= Joseph Oscar Irwin =

British statistician (1898–1982)

Joseph Oscar Irwin (17 December 1898 – 27 July 1982) was a British statistician who advanced the use of statistical methods in biological assay and other fields of laboratory medicine. Irwin's grasp of modern mathematical statistics distinguished him not only from older medical statisticians like Major Greenwood but contemporaries like Austin Bradford Hill.

==Biography==
Irwin was born in London. He attended the City of London School where he specialised in classics and then at a late date in mathematics. In December 1917 he won a scholarship to Christ's College, Cambridge to read mathematics. A serious illness disqualified him from war service but he spent a year computing anti-aircraft trajectories for Karl Pearson. When Irwin graduated from Cambridge in 1921 he joined Pearson's department of applied statistics which had returned to its normal activities. Irwin published his first work there, including his 1927 paper on the distribution of means.

In 1928, Irwin moved to Rothamsted Experimental Station and he stayed there until 1931. His old boss Pearson and his new boss Ronald Fisher were bitter enemies but Irwin's conciliatory nature allowed him to remain on good terms with both men. At Rothamsted he continued to work on mathematical statistics and he became one of the first people to master Fisher's innovations.

Irwin made an important contribution to the dissemination of Fisher's ideas by writing expository pieces. In his appreciation Greenberg recalls the mathematical statisticians R. C. Bose and S. N. Roy telling him how by reading Irwin they been able to understand Fisher. Another valuable educational project was the series of papers "Recent Advances in Mathematical Statistics" which Irwin inaugurated in 1931.

From 1931 until his retirement in 1965, Irwin worked for the Medical Research Council at the London School of Hygiene and Tropical Medicine. Besides doing his own research he was a consultant on technical statistical matters. There was a break in the Second World War when Irwin was responsible for the teaching of statistics at Cambridge. For many mathematicians, including Dennis Lindley, Peter Armitage, and Oscar Kempthorne, Irwin's course was the first step to becoming statisticians.

At the MRC, Irwin wrote a series of important papers on bioassay. An important theoretical contribution was his 1935 paper on "Fisher's exact test". Irwin had done the work in 1933, apparently preceding the better known work of Fisher and Yates. After the war Irwin embarked on a number of long-term collaborative studies, often for official committees. These were applied studies but he continued to work on more mathematical problems, e.g. he produced a series of papers on the generalized Waring distribution.

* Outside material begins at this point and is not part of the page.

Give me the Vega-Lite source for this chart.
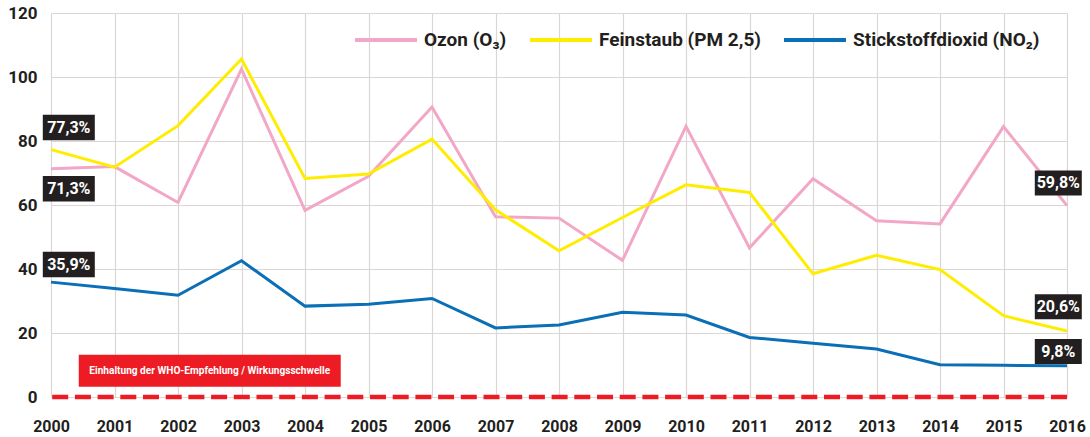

Irwin received many honours and served as president of the Royal Statistical Society in 1962–64; he had played an important part in the affairs of the society for many years.

Greenberg has described the man

J. O. Irwin was a soft spoken kind soul who took a tremendous interest in his students and their achievements.... He was a lovable absent-minded kind of professor who smoked more matches than he did tobacco in his ever-present pipe while he was deeply involved in thinking about other important matters.

==Selected publications==
According to Armitage, Irwin published about 120 papers.

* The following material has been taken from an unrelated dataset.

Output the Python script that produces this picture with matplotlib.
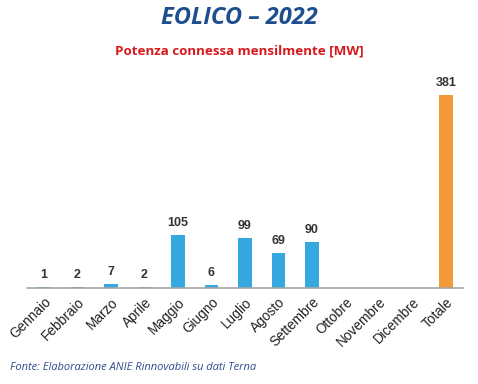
import matplotlib
matplotlib.use("Agg")
import matplotlib.pyplot as plt

mesi = ["Gennaio", "Febbraio", "Marzo", "Aprile", "Maggio", "Giugno", "Luglio",
        "Agosto", "Settembre", "Ottobre", "Novembre", "Dicembre", "Totale"]
valori = [1, 2, 7, 2, 105, 6, 99, 69, 90, None, None, None, 381]

blu = "#35A8E0"
arancio = "#F39B3A"

fig = plt.figure(figsize=(4.78, 3.84), dpi=100)
ax = fig.add_axes([0.0565, 0.25, 0.912, 0.528])

x = list(range(len(mesi)))
for i, v in enumerate(valori):
    if v is None:
        continue
    col = arancio if mesi[i] == "Totale" else blu
    ax.bar(i, v, width=0.4, color=col)
    ax.text(i, v + 12, str(v), ha="center", va="bottom", fontsize=9,
            fontweight="bold", color="#333333", family="Liberation Sans")

ax.set_xlim(-0.5, len(mesi) - 0.5)
ax.set_ylim(0, 400)
ax.set_xticks(x)
ax.set_xticklabels(mesi, rotation=45, ha="right", rotation_mode="anchor",
                   fontsize=9.8, family="Liberation Sans", color="#222222")
ax.tick_params(axis="x", length=0, pad=5)
ax.set_yticks([])
for s in ["top", "right", "left"]:
    ax.spines[s].set_visible(False)
ax.spines["bottom"].set_color("#A6A6A6")
ax.spines["bottom"].set_linewidth(1.2)

fig.text(0.50, 0.953, "EOLICO – 2022", ha="center", va="center", fontsize=17,
         fontweight="bold", style="italic", color="#1F4E8F", family="Open Sans")
fig.text(0.50, 0.868, "Potenza connessa mensilmente [MW]", ha="center", va="center",
         fontsize=9.6, fontweight="bold", color="#D7191C", family="Open Sans")
fig.text(0.02, 0.043, "Fonte: Elaborazione ANIE Rinnovabili su dati Terna", ha="left",
         va="center", fontsize=8, style="italic", color="#2E4C8C", family="Open Sans")

fig.savefig("out.png", dpi=100)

- J. O. Irwin (1927) On the Frequency Distribution of the Means of Samples from a Population Having any Law of Frequency with Finite Moments, with Special Reference to Pearson's Type II, Biometrika Vol. 19, pp. 225–239.
- J. O. Irwin (1931) Recent Advances in Mathematical Statistics, Journal of the Royal Statistical Society, Vol. 94, pp. 568–578
- J. O. Irwin (1935) Tests of Significance for Differences between Percentages Based on Small Numbers, Metron, Vol. 12, pp. 83–94.
- J. O. Irwin (1963) Sir Ronald Aylmer Fisher, 1890–1962, Journal of the Royal Statistical Society. Series A, Vol. 126, pp. 159–162.
- J. O. Irwin (1975) The Generalized Waring Distribution. Part I, Journal of the Royal Statistical Society. Series A (General), Vol. 138, pp. 18–31.